In 1745, 18 Geo II c.27 addressed thefts from place of manufacture and drying grounds for linen, fustian (cotton & flax), callico, cotton, cloth worked. Sentences ranged from death without benefit of clergy, to transportation to colonies or plantations of America for 14 years, at the discretion of the justices. It also applied to those who directly or indirectly assisted the perpetrators.
In 1782, 22 Geo III c.40 covered persons entering by force a house or shop by day or night to destroy serges or woollen goods on the loom or on the rack or damage any rack drying the same, or tools to make. It was a felony without benefit of clergy.

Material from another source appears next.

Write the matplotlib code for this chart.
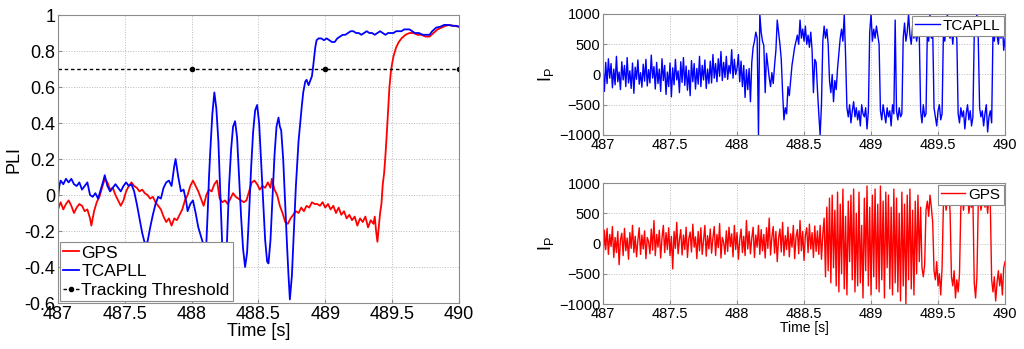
import matplotlib
matplotlib.use('Agg')
import matplotlib.pyplot as plt
import numpy as np

plt.rcParams['font.family'] = ['Liberation Sans', 'DejaVu Sans']
plt.rcParams['mathtext.default'] = 'regular'

# ---- PLI (left panel) ----
gps_t = [487.00, 487.02, 487.04, 487.06, 487.08, 487.10, 487.12, 487.14, 487.16, 487.18,
         487.20, 487.22, 487.24, 487.25, 487.27, 487.29, 487.31, 487.33, 487.35, 487.37,
         487.39, 487.41, 487.43, 487.45, 487.47, 487.49, 487.51, 487.53, 487.55, 487.57,
         487.59, 487.61, 487.63, 487.65, 487.67, 487.69, 487.71, 487.73, 487.75, 487.77,
         487.79, 487.81, 487.83, 487.85, 487.87, 487.89, 487.91, 487.93, 487.95, 487.97,
         487.99, 488.01, 488.03, 488.05, 488.07, 488.09, 488.11, 488.13, 488.15, 488.17,
         488.19, 488.21, 488.23, 488.25, 488.27, 488.29, 488.31, 488.33, 488.35, 488.37,
         488.39, 488.41, 488.43, 488.45, 488.47, 488.49, 488.51, 488.53, 488.55, 488.57,
         488.59, 488.60, 488.62, 488.64, 488.66, 488.68, 488.70, 488.72, 488.74, 488.76,
         488.78, 488.80, 488.82, 488.84, 488.86, 488.88, 488.90, 488.92, 488.94, 488.96,
         488.98, 489.00, 489.02, 489.04, 489.06, 489.08, 489.10, 489.12, 489.14, 489.16,
         489.18, 489.20, 489.22, 489.24, 489.26, 489.28, 489.30, 489.32, 489.34, 489.36,
         489.37, 489.38, 489.39, 489.40, 489.41, 489.42, 489.43, 489.44, 489.45, 489.46,
         489.47, 489.48, 489.49, 489.50, 489.51, 489.53, 489.55, 489.57, 489.60, 489.63,
         489.66, 489.69, 489.72, 489.75, 489.78, 489.81, 489.84, 489.87, 489.90, 489.93,
         489.96, 490.00]
gps_pli = [-0.08, -0.04, -0.08, -0.05, -0.03, -0.06, -0.10, -0.07, -0.05, -0.06,
           -0.09, -0.08, -0.13, -0.17, -0.09, -0.04, -0.01, 0.04, 0.09, 0.07,
           0.03, 0.04, 0.00, -0.03, -0.06, -0.03, 0.02, 0.05, 0.07, 0.05,
           0.04, 0.02, 0.03, 0.01, 0.00, -0.02, -0.01, -0.04, -0.06, -0.08,
           -0.12, -0.15, -0.13, -0.17, -0.13, -0.14, -0.11, -0.08, -0.03, 0.00,
           0.05, 0.08, 0.05, 0.02, -0.02, -0.06, 0.00, 0.03, 0.02, 0.06,
           0.08, -0.02, -0.04, -0.03, -0.05, -0.02, 0.01, -0.01, -0.02, -0.03,
           -0.04, -0.03, 0.02, 0.07, 0.08, 0.06, 0.03, 0.05, 0.04, 0.07,
           0.04, 0.09, 0.03, 0.00, -0.06, -0.10, -0.15, -0.16, -0.13, -0.11,
           -0.09, -0.10, -0.07, -0.09, -0.06, -0.07, -0.04, -0.05, -0.05, -0.06,
           -0.04, -0.07, -0.05, -0.08, -0.06, -0.10, -0.07, -0.11, -0.09, -0.13,
           -0.11, -0.14, -0.12, -0.17, -0.13, -0.15, -0.12, -0.18, -0.14, -0.16,
           -0.12, -0.20, -0.26, -0.18, -0.10, -0.05, 0.06, 0.12, 0.22, 0.34,
           0.47, 0.60, 0.68, 0.73, 0.77, 0.82, 0.85, 0.87, 0.89, 0.90,
           0.90, 0.89, 0.89, 0.88, 0.88, 0.90, 0.92, 0.93, 0.94, 0.945,
           0.94, 0.935]

tca_t = [487.00, 487.01, 487.02, 487.04, 487.06, 487.08, 487.10, 487.12, 487.14, 487.16,
         487.18, 487.20, 487.22, 487.24, 487.26, 487.28, 487.30, 487.32, 487.34, 487.35,
         487.37, 487.39, 487.41, 487.43, 487.45, 487.47, 487.49, 487.51, 487.53, 487.55,
         487.57, 487.59, 487.61, 487.63, 487.65, 487.67, 487.69, 487.71, 487.73, 487.75,
         487.77, 487.79, 487.81, 487.83, 487.85, 487.87, 487.88, 487.90, 487.92, 487.94,
         487.96, 487.97, 487.99, 488.01, 488.03, 488.05, 488.07, 488.09, 488.11, 488.12,
         488.13, 488.14, 488.155, 488.17, 488.185, 488.20, 488.21, 488.22, 488.23, 488.245,
         488.26, 488.27, 488.28, 488.295, 488.31, 488.325, 488.34, 488.355, 488.37, 488.385,
         488.40, 488.415, 488.43, 488.445, 488.46, 488.475, 488.49, 488.505, 488.52, 488.535,
         488.55, 488.565, 488.575, 488.59, 488.605, 488.62, 488.635, 488.65, 488.66, 488.67,
         488.685, 488.70, 488.715, 488.725, 488.735, 488.75, 488.765, 488.78, 488.80, 488.81,
         488.825, 488.835, 488.85, 488.86, 488.875, 488.885, 488.90, 488.91, 488.925, 488.935,
         488.95, 488.97, 488.99, 489.01, 489.03, 489.05, 489.07, 489.09, 489.11, 489.13,
         489.15, 489.17, 489.19, 489.21, 489.23, 489.25, 489.27, 489.29, 489.31, 489.33,
         489.35, 489.37, 489.39, 489.41, 489.43, 489.45, 489.47, 489.49, 489.51, 489.53,
         489.55, 489.57, 489.59, 489.61, 489.63, 489.65, 489.67, 489.70, 489.73, 489.76,
         489.78, 489.80, 489.83, 489.86, 489.89, 489.92, 489.95, 489.98, 490.00]
tca_pli = [-0.02, 0.05, 0.08, 0.06, 0.09, 0.07, 0.09, 0.06, 0.05, 0.07,
           0.03, 0.05, 0.07, 0.00, -0.01, 0.01, -0.02, 0.03, 0.08, 0.11,
           0.05, 0.02, 0.04, 0.06, 0.04, 0.02, 0.05, 0.07, 0.05, 0.06,
           0.02, -0.05, -0.13, -0.21, -0.27, -0.26, -0.18, -0.11, -0.05, -0.01,
           -0.02, 0.04, 0.07, 0.08, 0.05, 0.16, 0.20, 0.10, 0.02, 0.03,
           -0.04, -0.09, -0.05, -0.03, -0.10, -0.18, -0.23, -0.28, -0.27, -0.10,
           0.10, 0.25, 0.45, 0.57, 0.48, 0.30, 0.10, -0.10, -0.30, -0.43,
           -0.35, -0.15, 0.05, 0.25, 0.38, 0.41, 0.32, 0.10, -0.12, -0.30,
           -0.40, -0.32, -0.10, 0.15, 0.35, 0.47, 0.50, 0.40, 0.18, -0.05,
           -0.25, -0.37, -0.38, -0.25, -0.02, 0.22, 0.38, 0.43, 0.38, 0.36,
           0.20, -0.05, -0.30, -0.45, -0.58, -0.45, -0.20, 0.05, 0.30, 0.38,
           0.50, 0.57, 0.63, 0.64, 0.61, 0.63, 0.66, 0.72, 0.82, 0.86,
           0.87, 0.87, 0.86, 0.87, 0.86, 0.85, 0.85, 0.87, 0.88, 0.89,
           0.89, 0.90, 0.91, 0.91, 0.90, 0.90, 0.89, 0.90, 0.91, 0.90,
           0.90, 0.89, 0.90, 0.91, 0.90, 0.89, 0.90, 0.90, 0.90, 0.91,
           0.91, 0.91, 0.92, 0.92, 0.92, 0.91, 0.90, 0.90, 0.89, 0.89,
           0.89, 0.91, 0.93, 0.935, 0.945, 0.945, 0.94, 0.94, 0.935]

thr_t = [487.0, 488.0, 489.0, 490.0]
thr_pli = [0.7, 0.7, 0.7, 0.7]

# ---- I_P (right panels), one sample every 10 ms from 487.00 to 490.00 s ----
ip_t = np.round(np.arange(301) * 0.01 + 487.0, 2)

tca_ip = [
    120, -280, 200, -150, 260, -60, 180, -220, 90, -170, 300, -120, 40, -250, 210, -90, 150, -200, 280, -140,
    60, -230, 190, -310, 120, -80, 240, -160, 30, -210, 170, -110, 250, -190, 80, -140, 320, -60, 130, -240,
    200, -150, 90, -280, 260, -100, 150, -330, 40, -200, 190, -370, 110, -170, 250, -90, 60, -300, 210, -130,
    280, -180, 140, -260, 70, -350, 230, -120, 180, -240, 100, -160, 300, -200, 150, -90, 240, -230, 90, -150,
    220, -140, 330, -60, 180, -120, 260, -30, 380, -100, 200, -50, 300, -80, 150, 20, 410, -60, 250, 0,
    100, 330, -120, 220, -200, 150, -380, 80, -250, 100, -450, 200, 450, 550, 700, 600, -1000, 1000, 700, 550,
    480, -300, 350, 150, -50, -200, 30, -150, 150, 400, 900, 700, 500, 250, -300, -750, -550, -650, -200, -350,
    -100, 150, 300, 450, 550, 650, 500, 900, 600, 750, 550, 800, 500, 650, 450, 700, 400, -300, 250, 200,
    -250, -650, -1000, -500, 550, 800, 600, 750, 500, -100, -300, 0, -450, -100, -250, 100, 350, 600, 750, 550,
    1000, 300, -550, -700, -500, -800, -600, -450, -700, -550, -750, -600, -850, -500, -650, -700, -550, -900, -600, 700,
    1000, 550, 750, 600, 800, 650, 500, -600, -750, -500, -650, -800, -550, -700, -600, -850, -500, -650, 900, -600,
    -750, -550, -700, -650, 600, 850, 550, 700, 1000, 650, 500, 800, 600, 750, 550, 700, 650, -600, -800, -500,
    -700, -650, 700, 550, 1000, 600, 750, -550, -700, -850, -600, -500, -750, -650, 700, 550, 800, 1000, 650, 600,
    750, 500, 800, 650, 600, -650, -800, -550, -700, -600, -900, -650, -500, -750, -600, -850, -700, 650, 800, 1000,
    600, -550, -700, -600, -850, -650, -500, -950, -700, -600, -800, 700, 550, 800, 650, 500, 750, 600, 850, 400,
    600]

gps_ip = [
    -300, 220, -100, 250, -180, 150, -50, 280, -230, 100, -150, 200, -350, 60, 170, -200, 250, -120, 90, -260,
    180, -80, 300, -150, 120, -220, 50, 260, -180, 140, -90, 210, -250, 100, 30, -170, 240, -110, 380, -200,
    150, -60, 220, -240, 90, 300, -150, 180, -100, 260, -200, 120, -420, 200, -80, 350, -170, 60, 230, -190,
    140, -100, 270, -230, 80, 190, -140, 320, -60, 110, -250, 200, -120, 260, -180, 50, 300, -210, 130, -90,
    240, -160, 90, 280, -200, 150, -70, 330, -240, 100, 20, -180, 210, -130, 270, -50, 160, -220, 300, -100,
    180, -260, 60, 240, -150, 120, -200, 380, -90, 200, -170, 90, 270, -230, 140, -60, 300, -180, 230, -120,
    150, -240, 260, -80, 420, -190, 110, 280, -160, 200, -300, 90, 240, -140, 350, -200, 130, -100, 270, -220,
    160, -60, 300, -250, 110, 230, -170, 380, -120, 200, -280, 140, 260, -150, 320, -90, 180, -230, 290, -130,
    210, -180, 300, -260, 150, 420, -550, 600, -450, 750, -650, 800, -400, 550, -700, 850, -800, 650, -500, 900,
    -750, 450, -850, 700, -300, 800, -600, 900, -800, 500, -700, 850, -650, 300, -900, 750, -450, 950, -700, 600,
    -850, 800, -550, 900, -750, 650, -800, 950, -600, 700, -900, 850, -400, 800, -750, 600, -850, 900, -650, 750,
    -800, 500, -950, 850, -700, 650, -1000, 800, -600, 900, -750, 550, -850, 700, -500, 800, -300, 600, -400, -550,
    -350, 550, 700, 450, 800, 600, 350, -450, -600, -300, -700, -500, -850, -400, 650, 800, 550, 700, 900, 500,
    -550, -700, -450, -900, -600, -800, -500, 600, 750, 550, 800, 650, 900, 500, 700, 600, 750, -650, -900, -550,
    650, 800, 550, 700, 900, 600, 750, 500, 800, 650, -600, -800, -550, -950, -650, -450, -700, -500, -850, -400,
    -300]

pli_ticks = [-0.6, -0.4, -0.2, 0, 0.2, 0.4, 0.6, 0.8, 1]
pli_labels = ['-0.6', '-0.4', '-0.2', '0', '0.2', '0.4', '0.6', '0.8', '1']
time_ticks = [487, 487.5, 488, 488.5, 489, 489.5, 490]
time_labels = ['487', '487.5', '488', '488.5', '489', '489.5', '490']
ip_ticks = [-1000, -500, 0, 500, 1000]


def style(ax, fs):
    ax.grid(True, linestyle=':', color='#b8b8b8', linewidth=0.7)
    ax.set_axisbelow(True)
    for s in ax.spines.values():
        s.set_color('#8c8c8c')
        s.set_linewidth(0.8)
    ax.tick_params(direction='in', length=3, color='#8c8c8c', labelsize=fs, pad=2)
    ax.set_xlim(487, 490)
    ax.set_xticks(time_ticks)
    ax.set_xticklabels(time_labels)


def box(leg):
    leg.get_frame().set_edgecolor('#8c8c8c')
    leg.get_frame().set_linewidth(0.8)


fig = plt.figure(figsize=(10.24, 3.49), dpi=100)

ax1 = fig.add_axes([0.0566, 0.1318, 0.3916, 0.8252])
ax1.plot(gps_t, gps_pli, color='#ff0000', lw=1.3, label='GPS')
ax1.plot(tca_t, tca_pli, color='#0000ff', lw=1.3, label='TCAPLL')
ax1.plot(thr_t, thr_pli, color='black', lw=1.0, ls='--', dashes=(2.5, 2), marker='.', ms=6,
         markevery=[1, 2, 3], label='Tracking Threshold')
style(ax1, 13)
ax1.set_ylim(-0.6, 1)
ax1.set_yticks(pli_ticks)
ax1.set_yticklabels(pli_labels)
ax1.set_ylabel('PLI', fontsize=13, labelpad=1)
ax1.set_xlabel('Time [s]', fontsize=13, labelpad=0)
leg = ax1.legend(loc='lower left', fontsize=12.5, handlelength=0.9, handletextpad=0.15,
                 borderpad=0.2, labelspacing=0.2, borderaxespad=0.1, fancybox=False,
                 framealpha=1)
box(leg)

ax2 = fig.add_axes([0.5889, 0.6132, 0.3926, 0.3467])
ax2.plot(ip_t, tca_ip, color='#0000ff', lw=1.0, label='TCAPLL')
style(ax2, 10.5)
ax2.set_ylim(-1000, 1000)
ax2.set_yticks(ip_ticks)
ax2.set_ylabel('I$_P$', fontsize=13, labelpad=2)
box(ax2.legend(loc='upper right', fontsize=11, handlelength=1.6, handletextpad=0.2,
               borderpad=0.2, borderaxespad=0.1, fancybox=False, framealpha=1))

ax3 = fig.add_axes([0.5889, 0.1289, 0.3926, 0.3467])
ax3.plot(ip_t, gps_ip, color='#ff0000', lw=1.0, label='GPS')
style(ax3, 10.5)
ax3.set_ylim(-1000, 1000)
ax3.set_yticks(ip_ticks)
ax3.set_ylabel('I$_P$', fontsize=13, labelpad=2)
ax3.set_xlabel('Time [s]', fontsize=10, labelpad=0)
box(ax3.legend(loc='upper right', fontsize=11, handlelength=1.6, handletextpad=0.2,
               borderpad=0.2, borderaxespad=0.1, fancybox=False, framealpha=1))

fig.savefig('out.png', dpi=100)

Capital offences were frequently reduced to transportation by benefit of clergy for first time offenders. Most property offences were dealt with by specific statutes that withdrew benefit of clergy. By 1706 persons convicted of common law felony could avoid the death penalty (Ref. 23). Legislation in 1717 (Transportation Act 4 Geo. 1 c. 11) to North America … 'in many of his Majesty's colonies and plantations in America there is great want of servants, who by their labour and industry might be the means of improving, and making the said colonies and plantations more useful to this nation'.
Some statutes that were capital under common law were declared non-clergyable in later legislation. From 1717 most who pleaded clergy were transported to America for seven years (Ref. 23)
A representative case was the trial of Samuel Broughton in December 1736 at the Old Bailey (Ref. 24). He was 'indicted for cutting and stealing (with Joshua Broughton, not taken,) two Yards and 3 qrs. of Woollen Cloth, value 30 s. Feb. 11, about the Hour of Twelve at Night, from certain Racks and Tenters in the Parish of St. Leonard Shoreditch ; the Goods of Gabriel Fowase. Guilty, 4 s. 10 d.'. He was accused of two further thefts and cutting of cloth on tenters.
He was found guilty of the three offences and sentenced to be transported. (In that court session, 11 were sentenced to death, five to be burnt in the hand, and 51 to be transported, for a variety of crimes) (Ref. 25).